De acordo com o consultor de Relações Institucionais da AMIG, Waldir Salvador, essa atitude do governo federal representa mais um corte grave em um orçamento que já era muito magro para a ANM. “Desse jeito, a agência praticamente não vai existir a partir do próximo ano. O governo está propiciando os maiores e os piores riscos ao país, porque não tem dado a devida importância ao tema. Em caso de uma tragédia, as cidades mineradoras serão muito prejudicadas, porque, ao lado das vítimas, sofrem diretamente os impactos da omissão do governo federal. A administração pública não é como a iniciativa privada, que consegue se reerguer rapidamente e retomar seu valor de mercado depois de uma avalanche de lama”, alertou.
No dia 31 de agosto, a AMIG chegou a encaminhar um ofício à presidência da República, aos ministérios de Minas e Energia e da Fazenda, à Câmara dos Deputados e ao Senado Federal, pedindo para que o orçamento fosse revisto. A Associação sugere que o valor repassado deve ser de R$ 155,9 milhões.
A AMIG alerta que a redução do orçamento e a forma como a equipe econômica estipulou que ele seja gasto podem inviabilizar as atividades da ANM no ano que vem. “Em vez de alocar mais verbas para a fiscalização de barragens, o governo quer que a Agência use o orçamento reduzido para cumprir as obrigações firmadas junto ao MPF. Distribuímos 200 cópias deste ofício em Brasília e ninguém nos respondeu. O prejuízo social, econômico e político provocado por estas tragédias é incalculável para as cidades”, esclareceu Waldir.
O medo dos prefeitos é que tragédias como a de Mariana, ocorrida em 2015, quando 19 pessoas morreram e rios foram contaminados após rompimento da barragem da Samarco, e a de Brumadinho, em 2019, onde a estrutura da Vale entrou em colapso deixando 270 vítimas, voltem a acontecer.
O Ministério Público intimou, no mês de agosto, a União e a ANA para se manifestarem quanto à questão da redução no orçamento. No entanto, até o momento não houve retorno.
Barragens em risco
Em 20 meses, após a tragédia do rompimento da barragem da Vale em Brumadinho, o número de estruturas em Minas Gerais que elevaram seu nível de segurança passou de zero para 45, de acordo com a Defesa Civil.

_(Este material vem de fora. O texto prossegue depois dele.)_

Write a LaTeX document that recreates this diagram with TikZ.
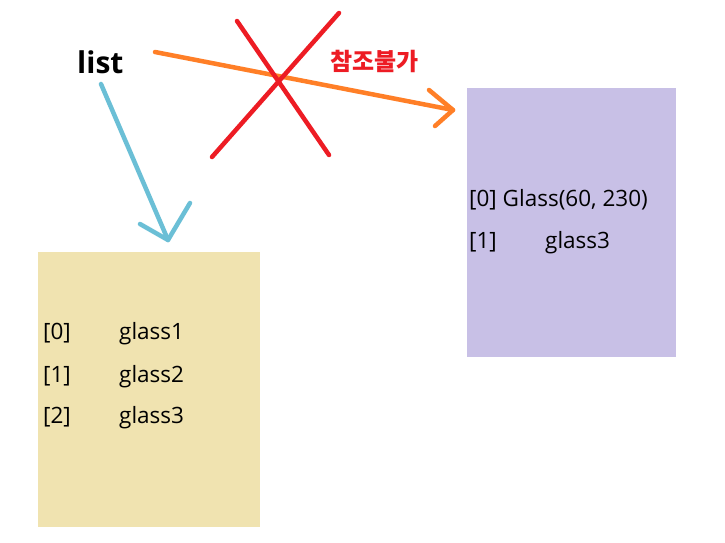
\documentclass[tikz,border=0pt]{standalone}
\usepackage{fontspec}
\setmainfont{Open Sans}
\newfontfamily\kr{Noto Sans CJK KR}
\definecolor{boxyellow}{HTML}{F0E3B0}
\definecolor{boxpurple}{HTML}{C8C0E6}
\definecolor{arrcyan}{HTML}{6BBFD6}
\definecolor{arrorange}{HTML}{FF7F27}
\definecolor{xred}{HTML}{ED1C24}
\begin{document}
\begin{tikzpicture}[x=1pt,y=-1pt,
  stroke/.style={line width=4.5pt,line cap=round,line join=round},
  cell/.style={anchor=base west,inner sep=0pt,font=\fontsize{22.5}{26}\selectfont},
  arrbox/.style={draw=none,inner sep=0pt,anchor=north west}]
\useasboundingbox (0,0) rectangle (725,542);
\fill[white] (0,0) rectangle (725,542);
% boxes
\node[arrbox,fill=boxyellow,minimum width=222pt,minimum height=275pt] (left) at (38,252) {};
\node[arrbox,fill=boxpurple,minimum width=209pt,minimum height=269pt] (right) at (467,88) {};
% label
\node[anchor=base west,inner sep=0pt,font=\fontsize{30}{34}\selectfont\bfseries] (list) at (77,73) {list};
\node[anchor=base west,inner sep=0pt,text=xred,font=\kr\bfseries\fontsize{24}{28}\selectfont] (nolabel) at (330,70) {참조불가};
% left box texts
\node[cell] (l0i) at (43,339) {[0]};
\node[cell] (l0v) at (119,339) {glass1};
\node[cell] (l1i) at (43,382) {[1]};
\node[cell] (l1v) at (119,382) {glass2};
\node[cell] (l2i) at (43,423) {[2]};
\node[cell] (l2v) at (119,423) {glass3};
% right box texts
\node[cell] (r0) at (469,206) {[0] Glass(60, 230)};
\node[cell] (r1i) at (469,248) {[1]};
\node[cell] (r1v) at (545,248) {glass3};
% cyan arrow
\coordinate (cs) at (101,84);
\coordinate (ce) at (168,240);
\coordinate (ch1) at (140,224);
\coordinate (ch2) at (190,203);
\draw[stroke,arrcyan] (cs) -- (ce);
\draw[stroke,arrcyan] (ch1) -- (ce) -- (ch2);
% orange arrow
\coordinate (os) at (155,52);
\coordinate (oe) at (453,110);
\coordinate (oh1) at (429,90);
\coordinate (oh2) at (435,126);
\draw[stroke,arrorange] (os) -- (oe);
\draw[stroke,arrorange] (oh1) -- (oe) -- (oh2);
% red cross
\coordinate (x1a) at (237,21);
\coordinate (x1b) at (329,155);
\coordinate (x2a) at (339,13);
\coordinate (x2b) at (212,157);
\draw[stroke,xred] (x1a) -- (x1b);
\draw[stroke,xred] (x2a) -- (x2b);
\end{tikzpicture}
\end{document}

Trinta e quatro estruturas estão em nível 1, que não requer a retirada de moradores das áreas de risco e nem o toque de sirenes. Ele significa estado de prontidão, indicando situação adversa na estrutura e controlável pela empresa. Outras sete estão em nível 2 com planos de evacuação em prática.
Quatro seguem em nível 3 com risco iminente de rompimento. Trata-se da B3/B4, no distrito de Macacos, em Nova Lima, na Região Metropolitana de Belo Horizonte, Forquilhas I e III, em Ouro Preto, e a Sul Superior, em Barão de Cocais, na Região de Central de Minas Gerais.
Para o secretário do Comitê da Bacia Hidrográfica do Rio das Velhas (CBH Rio das Velhas), Marcus Vinícius Polignano, não existe lei sem fiscalização. “A fiscalização é um pilar para a prevenção e tem a finalidade de proteger a sociedade. É ela quem verifica se as condições em que as mineradoras operam estão de acordo com o que foi estabelecido pela legislação vigente. Sem a fiscalização teremos o caos. Os casos de rompimento em Mariana e Brumadinho são históricos e nos mostram como uma fiscalização deficiente traz resultados trágicos. O próximo não poderá ser chamado de acidente”.